The research team monitored a group of participants in the study who were administered low doses of aspirin for at least five years. The scientists established that a low dose of aspirin meant between 75 and 150 milligrams. Another group of participants took NSAIDS, meaning non-steroidal anti-inflammatory drugs such as ibuprofen. The study did not look into how a high dose of painkillers could influence the participants’ health.
It was observed that those participants who took aspirin experienced a decrease in the risk of developing colon cancer of 27 percent. Those who took NSAIDS saw a 30 to 45 percent decrease in the risk of developing this condition. Both in the case of the participants who took NSAIDs and those who took aspirin the scientists observed that short-term or irregular use of the drugs did not have protective effects
Co-author of the study professor of medicine Dr. John Baron from the University of North Carolina School of Medicine, in Chapel Hill said that the protective effects are indeed amazing and the study proves how everyday medication can turn to be unexpectedly useful. However, there are also certain risks, he remarked. According to Baron the researchers should not recommend such drugs as a way to prevent cancer. At least not until discussing things thoroughly with a doctor.
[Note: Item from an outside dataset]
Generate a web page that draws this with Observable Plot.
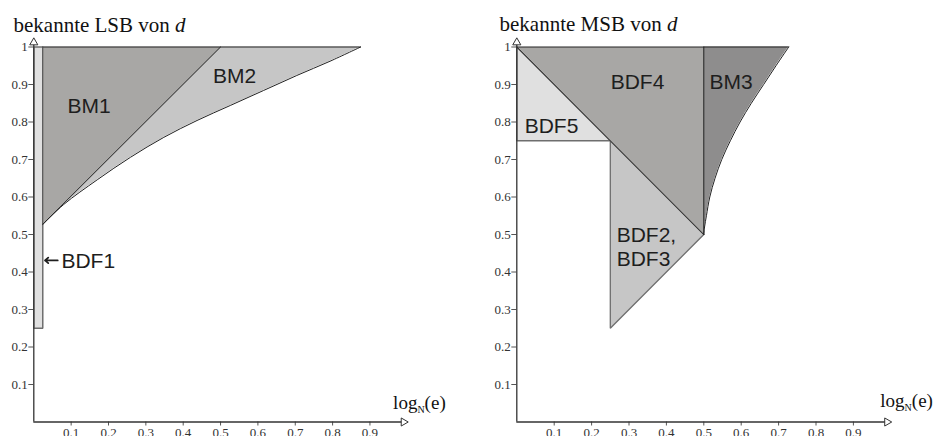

According to FDA (the United States Food and Drug Administration) the possible side effects of such a treatment could include higher risk of stroke and heart attack and gastrointestinal bleeding with aspirin. This may occur as a result of high-dosage or long-term use of both NSAIDs and aspirin. Baron himself acknowledged that this is risky:
For aspirin, you would have to take it fairly consistently, meaning at least every other day, for at least five to 10 years for the protective effect to even begin to appear That’s a significant amount of time for side effects to accumulate, all without getting any benefit.”